● Your objective
Only a number is expected: how many lines in the data below contain the word "document".

● Records to process

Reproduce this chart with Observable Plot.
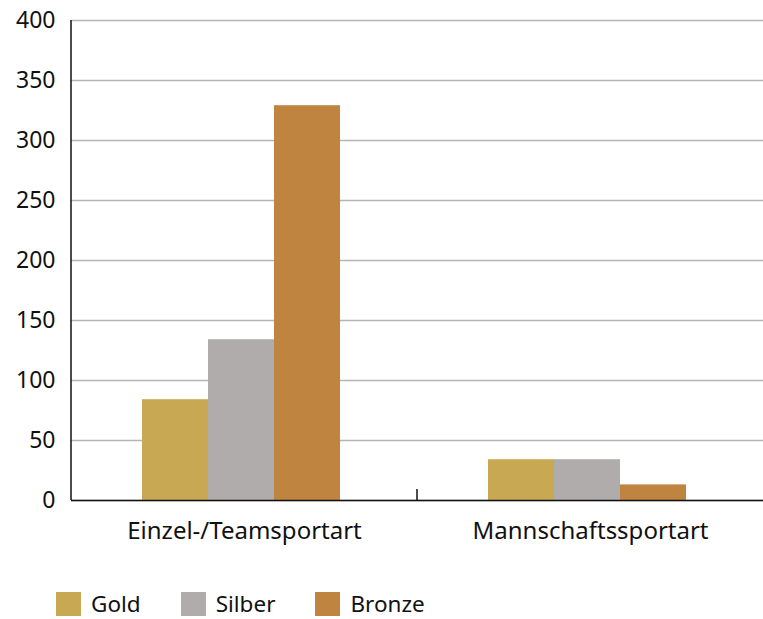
<!DOCTYPE html>
<html><head><meta charset="utf-8">
<script src="https://cdn.jsdelivr.net/npm/d3@7"></script>
<script src="https://cdn.jsdelivr.net/npm/@observablehq/plot@0.6"></script>
<style>
body{margin:0;background:#fff;font-family:"Noto Sans",sans-serif}
#chart svg{display:block}
#legend{display:flex;align-items:center;padding-left:56px;margin-top:28px;font-size:22.5px;color:#111;line-height:normal}
.item{display:flex;align-items:center;margin-right:40px}
.sw{width:25px;height:24px;margin-right:10px}
</style></head><body><div id="chart"></div><div id="legend"></div>
<script>
const categories = ["Einzel-/Teamsportart", "Mannschaftssportart"];
const medals = ["Gold", "Silber", "Bronze"];
const einzelValues = [84, 134, 329];
const mannschaftValues = [34, 34, 13];
const colors = ["#C8A853", "#B0ACAB", "#C08441"];
const yTicks = [0, 50, 100, 150, 200, 250, 300, 350, 400];

const data = [];
[einzelValues, mannschaftValues].forEach((vals, ci) =>
  vals.forEach((v, mi) => data.push({category: categories[ci], medal: medals[mi], value: v})));

const plot = Plot.plot({
  width: 763, height: 560, marginLeft: 70, marginRight: 0, marginTop: 20, marginBottom: 60,
  style: {fontFamily: '"Noto Sans", sans-serif', color: "#111", background: "#fff"},
  fx: {domain: categories, padding: 0, label: null},
  x: {domain: medals, paddingInner: 0, paddingOuter: 1.1, align: 0.48, axis: null},
  y: {domain: [0, 400], label: null},
  color: {domain: medals, range: colors},
  marks: [
    Plot.gridY(yTicks, {stroke: "#b4b4b4", strokeOpacity: 1, strokeWidth: 1.5}),
    Plot.barY(data, {fx: "category", x: "medal", y: "value", fill: "medal"}),
    Plot.ruleY([0], {stroke: "#111", strokeWidth: 1.5}),
    Plot.axisY(yTicks, {tickSize: 0, tickPadding: 16, fontSize: 23, label: null}),
    Plot.axisFx({anchor: "bottom", tickSize: 0, tickPadding: 21, fontSize: 24, label: null})
  ]
});
document.getElementById("chart").appendChild(plot);

// y-axis line and category divider tick, placed via the plot's own scales
const fx = plot.scale("fx"), y = plot.scale("y");
const svg = d3.select(plot);
const x0 = fx.apply(categories[0]);
svg.append("line").attr("x1", x0).attr("x2", x0).attr("y1", y.apply(0)).attr("y2", y.apply(400))
  .attr("stroke", "#111").attr("stroke-width", 1.5);
const x1 = fx.apply(categories[1]);
svg.append("line").attr("x1", x1).attr("x2", x1).attr("y1", y.apply(0)).attr("y2", y.apply(0) - 11)
  .attr("stroke", "#111").attr("stroke-width", 1.5);

const legend = d3.select("#legend");
medals.forEach((m, i) => {
  const it = legend.append("div").attr("class", "item");
  it.append("div").attr("class", "sw").style("background", colors[i]);
  it.append("span").text(m);
});
</script></body></html>
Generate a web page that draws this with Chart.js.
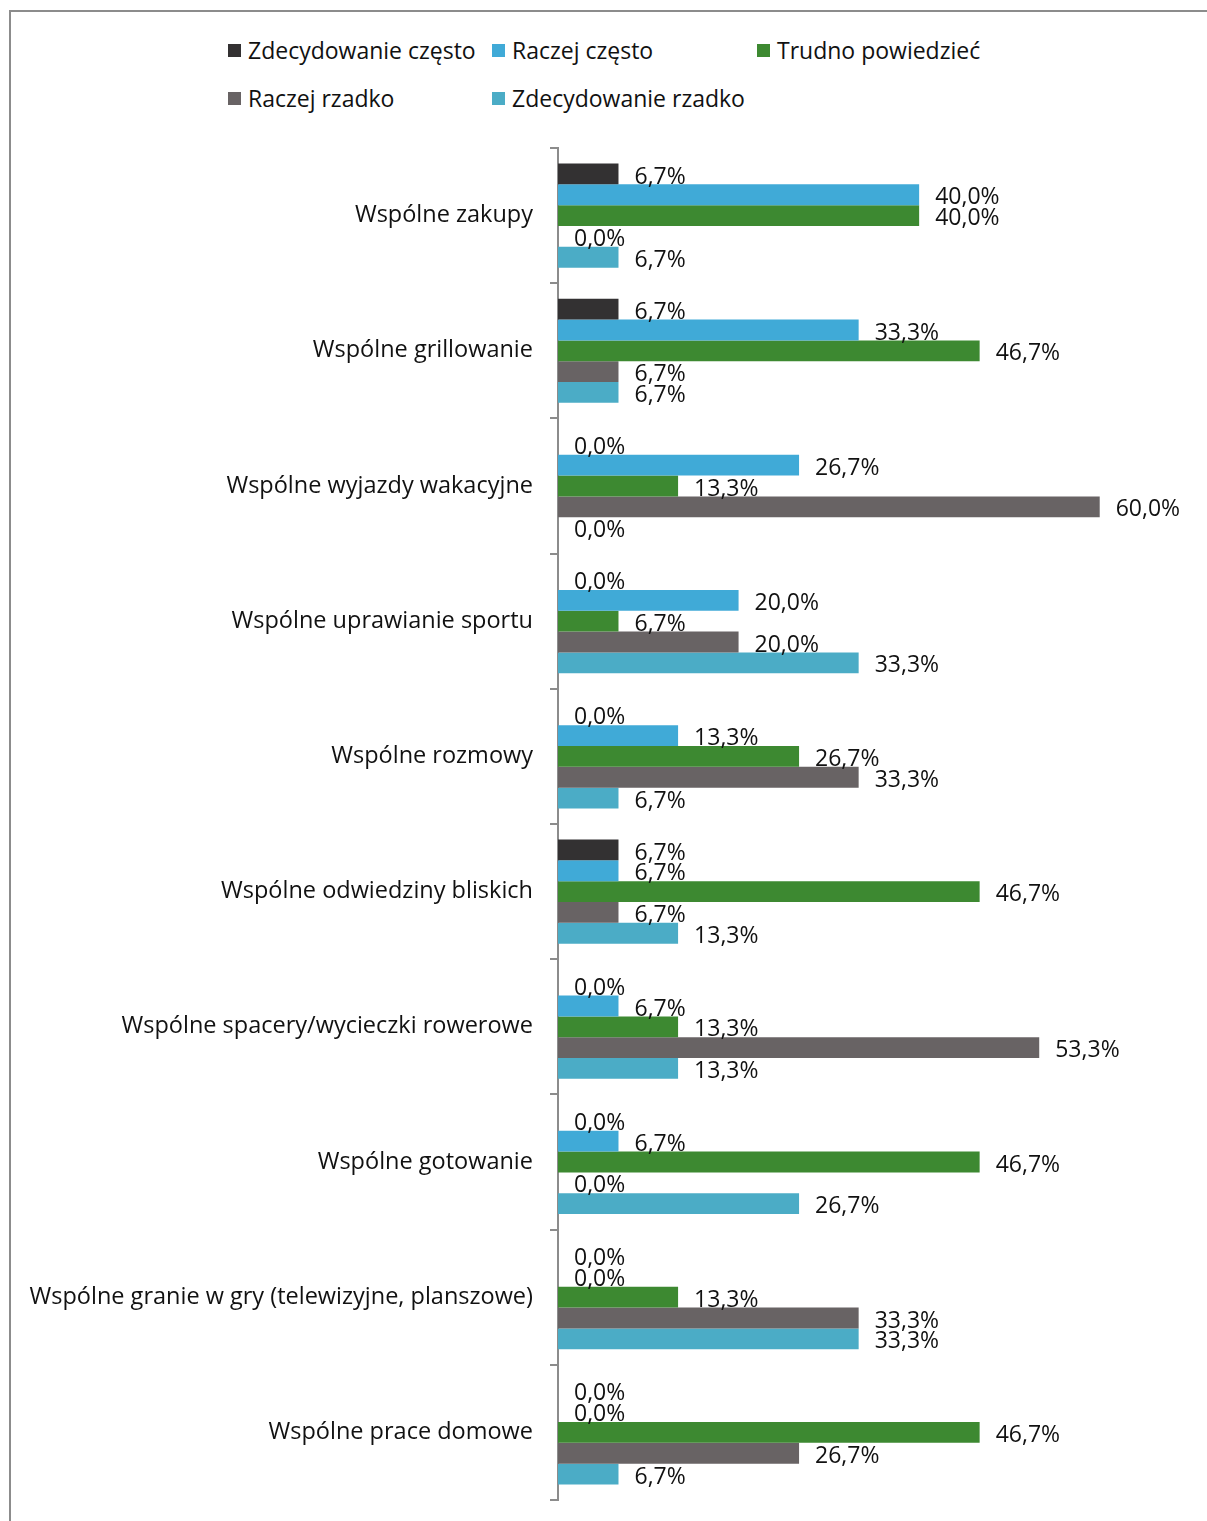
<!DOCTYPE html>
<html>
<head>
<meta charset="utf-8">
<script src="https://cdn.jsdelivr.net/npm/chart.js@4"></script>
<style>
  html, body { margin: 0; padding: 0; background: #fff; }
  #wrap { position: relative; width: 1207px; height: 1521px; overflow: hidden; }
  #frame { position: absolute; left: 9px; top: 10px; width: 1220px; height: 1530px; border: 2px solid #8c8c8c; box-sizing: border-box; }
  #legend { position: absolute; left: 0; top: 0; font-family: "Open Sans", sans-serif; font-size: 23px; color: #111; }
  .item { position: absolute; white-space: nowrap; line-height: 24px; }
  .item span.box { position: absolute; left: 0; top: 6px; width: 13px; height: 13px; }
  .item span.txt { position: absolute; left: 20px; top: 0; }
  canvas { position: absolute; left: 0; top: 0; }
</style>
</head>
<body>
<div id="wrap">
  <div id="frame"></div>
  <div id="legend"></div>
  <canvas id="chart" width="1207" height="1521"></canvas>
</div>
<script>
var categories = [
    'Wspólne zakupy',
    'Wspólne grillowanie',
    'Wspólne wyjazdy wakacyjne',
    'Wspólne uprawianie sportu',
    'Wspólne rozmowy',
    'Wspólne odwiedziny bliskich',
    'Wspólne spacery/wycieczki rowerowe',
    'Wspólne gotowanie',
    'Wspólne granie w gry (telewizyjne, planszowe)',
    'Wspólne prace domowe'
];
var seriesNames = ['Zdecydowanie często', 'Raczej często', 'Trudno powiedzieć', 'Raczej rzadko', 'Zdecydowanie rzadko'];
var zdecydowanieCzesto  = [6.7, 6.7, 0.0, 0.0, 0.0, 6.7, 0.0, 0.0, 0.0, 0.0];
var raczejCzesto        = [40.0, 33.3, 26.7, 20.0, 13.3, 6.7, 6.7, 6.7, 0.0, 0.0];
var trudnoPowiedziec    = [40.0, 46.7, 13.3, 6.7, 26.7, 46.7, 13.3, 46.7, 13.3, 46.7];
var raczejRzadko        = [0.0, 6.7, 60.0, 20.0, 33.3, 6.7, 53.3, 0.0, 33.3, 26.7];
var zdecydowanieRzadko  = [6.7, 6.7, 0.0, 33.3, 6.7, 13.3, 13.3, 26.7, 33.3, 6.7];
var colors = ['rgb(51,49,50)', 'rgb(64,170,215)', 'rgb(61,137,49)', 'rgb(104,99,100)', 'rgb(75,172,198)'];

var FONT = '"Open Sans", sans-serif';

// legend in two rows, fixed columns
var legendPos = [[228, 38], [492, 38], [757, 38], [228, 86], [492, 86]];
var legendEl = document.getElementById('legend');
seriesNames.forEach(function (name, i) {
    var d = document.createElement('div');
    d.className = 'item';
    d.style.left = legendPos[i][0] + 'px';
    d.style.top = legendPos[i][1] + 'px';
    d.innerHTML = '<span class="box" style="background:' + colors[i] + '"></span><span class="txt">' + name + '</span>';
    legendEl.appendChild(d);
});

var valueLabels = {
    id: 'valueLabels',
    afterDatasetsDraw: function (chart) {
        var ctx = chart.ctx;
        ctx.save();
        ctx.font = '23px ' + FONT;
        ctx.fillStyle = '#111';
        ctx.textAlign = 'left';
        ctx.textBaseline = 'middle';
        chart.data.datasets.forEach(function (ds, i) {
            chart.getDatasetMeta(i).data.forEach(function (bar, j) {
                var txt = ds.data[j].toFixed(1).replace('.', ',') + '%';
                ctx.fillText(txt, bar.x + 16, bar.y + 3);
            });
        });
        ctx.restore();
    }
};

var ctx = document.getElementById('chart').getContext('2d');
var myChart = new Chart(ctx, {
    type: 'bar',
    data: {
        labels: categories,
        datasets: [
            { label: seriesNames[0], data: zdecydowanieCzesto, backgroundColor: colors[0] },
            { label: seriesNames[1], data: raczejCzesto, backgroundColor: colors[1] },
            { label: seriesNames[2], data: trudnoPowiedziec, backgroundColor: colors[2] },
            { label: seriesNames[3], data: raczejRzadko, backgroundColor: colors[3] },
            { label: seriesNames[4], data: zdecydowanieRzadko, backgroundColor: colors[4] }
        ]
    },
    options: {
        indexAxis: 'y',
        responsive: false,
        animation: false,
        categoryPercentage: 0.77,
        barPercentage: 1,
        layout: { padding: { left: 0, right: 17, top: 148, bottom: 21 } },
        plugins: {
            legend: { display: false },
            tooltip: { enabled: false }
        },
        scales: {
            x: { display: false, min: 0, max: 70 },
            y: {
                afterFit: function (scale) {
                    scale.width = 558;
                    scale.paddingTop = 0;
                    scale.paddingBottom = 0;
                },
                grid: { drawOnChartArea: false, drawTicks: true, tickLength: 8, color: '#8c8c8c', lineWidth: 2 },
                border: { display: true, color: '#8c8c8c', width: 2 },
                ticks: { color: '#111', padding: 17, font: { family: FONT, size: 23.5 } }
            }
        }
    },
    plugins: [valueLabels]
});
</script>
</body>
</html>
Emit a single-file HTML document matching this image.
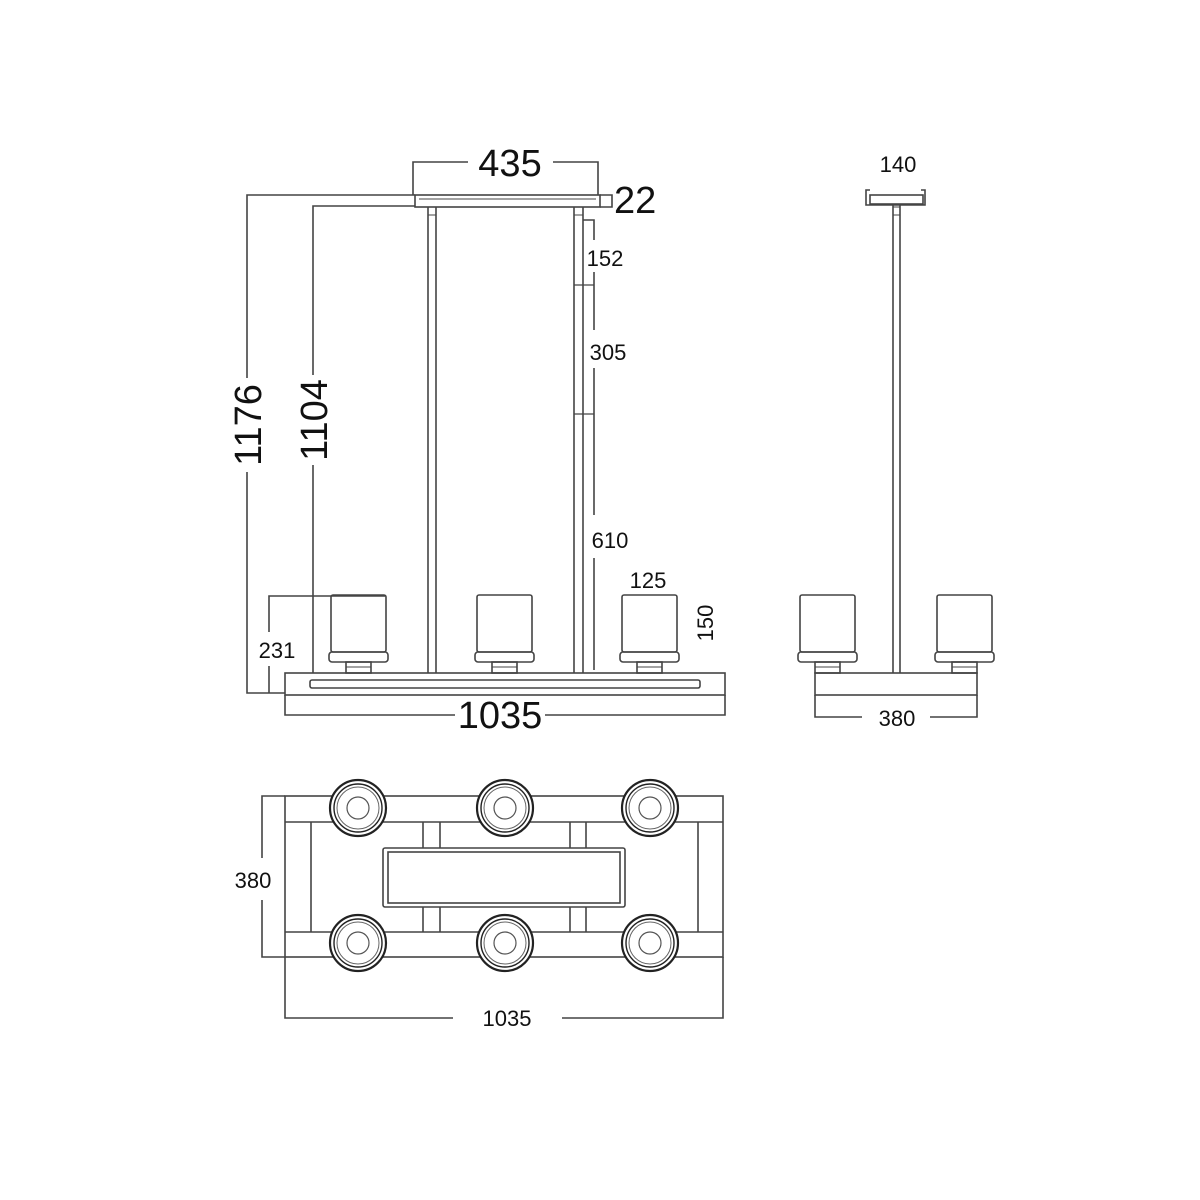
<!DOCTYPE html>
<html><head><meta charset="utf-8"><style>
html,body{margin:0;padding:0;background:#fff}
svg{display:block}
text{font-family:"Liberation Sans",Arial,sans-serif;fill:#111}
</style></head><body>
<svg width="1200" height="1200" viewBox="0 0 1200 1200" xmlns="http://www.w3.org/2000/svg">
<g fill="none" stroke="#444" stroke-width="1.6">
<!-- FRONT VIEW -->
<!-- canopy -->
<rect x="415" y="195" width="185" height="12"/>
<line x1="419" y1="199" x2="596" y2="199" stroke-width="1"/>
<!-- 435 dim -->
<polyline points="413,195 413,162 468,162"/>
<polyline points="553,162 598,162 598,195"/>
<!-- 22 dim -->
<polyline points="600,195 612,195 612,207 600,207"/>
<!-- 1176 -->
<polyline points="415,195 247,195 247,378"/>
<polyline points="247,472 247,693 285,693"/>
<!-- 1104 -->
<polyline points="415,206 313,206 313,375"/>
<line x1="313" y1="465" x2="313" y2="673"/>
<!-- 231 -->
<polyline points="385,596 269,596 269,632"/>
<line x1="269" y1="666" x2="269" y2="693"/>
<!-- rods -->
<line x1="428" y1="207" x2="428" y2="673"/>
<line x1="436" y1="207" x2="436" y2="673"/>
<line x1="574" y1="207" x2="574" y2="673"/>
<line x1="583" y1="207" x2="583" y2="673"/>
<rect x="428" y="207" width="8" height="8" stroke-width="1"/>
<rect x="574" y="207" width="9" height="8" stroke-width="1"/>
<line x1="574" y1="285" x2="594" y2="285" stroke-width="1.2"/>
<line x1="574" y1="414" x2="594" y2="414" stroke-width="1.2"/>
<!-- rod dim line -->
<polyline points="583,220 594,220 594,240"/>
<line x1="594" y1="272" x2="594" y2="330"/>
<line x1="594" y1="368" x2="594" y2="515"/>
<line x1="594" y1="558" x2="594" y2="670"/>
<!-- base -->
<rect x="285" y="673" width="440" height="22"/>
<rect x="310" y="680" width="390" height="8" rx="2"/>
<polyline points="285,695 285,715 455,715"/>
<polyline points="545,715 725,715 725,695"/>
<!-- shades -->
<g id="sh">
<rect x="331" y="595" width="55" height="57" rx="2"/>
<rect x="329" y="652" width="59" height="10" rx="3"/>
<rect x="346" y="662" width="25" height="11"/>
<line x1="346" y1="667" x2="371" y2="667" stroke-width="1"/>
</g>
<use href="#sh" x="146"/>
<use href="#sh" x="291"/>
<!-- SIDE VIEW -->
<polyline points="870,190 866,190 866,205 925,205 925,190 921,190"/>
<rect x="870" y="195" width="53" height="9"/>
<line x1="893" y1="205" x2="893" y2="673"/>
<line x1="900" y1="205" x2="900" y2="673"/>
<rect x="893" y="207" width="7" height="8" stroke-width="1"/>
<use href="#sh" x="469"/>
<use href="#sh" x="606"/>
<rect x="815" y="673" width="162" height="22"/>
<polyline points="815,695 815,717 862,717"/>
<polyline points="930,717 977,717 977,695"/>
<!-- TOP VIEW -->
<polyline points="285,796 262,796 262,858"/>
<polyline points="262,900 262,957 285,957"/>
<rect x="285" y="796" width="438" height="161"/>
<line x1="285" y1="822" x2="723" y2="822"/>
<line x1="285" y1="932" x2="723" y2="932"/>
<line x1="311" y1="822" x2="311" y2="932"/>
<line x1="698" y1="822" x2="698" y2="932"/>
<rect x="383" y="848" width="242" height="59" rx="2"/>
<rect x="388" y="852" width="232" height="51"/>
<line x1="423" y1="822" x2="423" y2="848"/><line x1="440" y1="822" x2="440" y2="848"/>
<line x1="570" y1="822" x2="570" y2="848"/><line x1="586" y1="822" x2="586" y2="848"/>
<line x1="423" y1="907" x2="423" y2="932"/><line x1="440" y1="907" x2="440" y2="932"/>
<line x1="570" y1="907" x2="570" y2="932"/><line x1="586" y1="907" x2="586" y2="932"/>
<polyline points="285,957 285,1018 453,1018"/>
<polyline points="562,1018 723,1018 723,957"/>
</g>
<!-- circles -->
<g id="ci" fill="#fff" stroke="#222">
<circle cx="358" cy="808" r="28" stroke-width="2.2"/>
<circle cx="358" cy="808" r="24" stroke-width="1.4"/>
<circle cx="358" cy="808" r="21" stroke-width="1" stroke="#666"/>
<circle cx="358" cy="808" r="11" stroke-width="1.2" stroke="#555"/>
</g>
<use href="#ci" x="147"/><use href="#ci" x="292"/>
<use href="#ci" y="135"/><use href="#ci" x="147" y="135"/><use href="#ci" x="292" y="135"/>
<!-- TEXT -->
<text x="510" y="176" font-size="38" text-anchor="middle">435</text>
<text x="614" y="213" font-size="38">22</text>
<text x="605" y="266" font-size="22" text-anchor="middle">152</text>
<text x="608" y="360" font-size="22" text-anchor="middle">305</text>
<text x="610" y="548" font-size="22" text-anchor="middle">610</text>
<text x="648" y="588" font-size="22" text-anchor="middle">125</text>
<text transform="translate(713,623) rotate(-90)" font-size="22" text-anchor="middle">150</text>
<text x="277" y="658" font-size="22" text-anchor="middle">231</text>
<text transform="translate(261,425) rotate(-90)" font-size="38" text-anchor="middle">1176</text>
<text transform="translate(327,420) rotate(-90)" font-size="38" text-anchor="middle">1104</text>
<text x="500" y="728" font-size="38" text-anchor="middle">1035</text>
<text x="898" y="172" font-size="22" text-anchor="middle">140</text>
<text x="897" y="726" font-size="22" text-anchor="middle">380</text>
<text x="253" y="888" font-size="22" text-anchor="middle">380</text>
<text x="507" y="1026" font-size="22" text-anchor="middle">1035</text>
</svg>
</body></html>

● Task result
5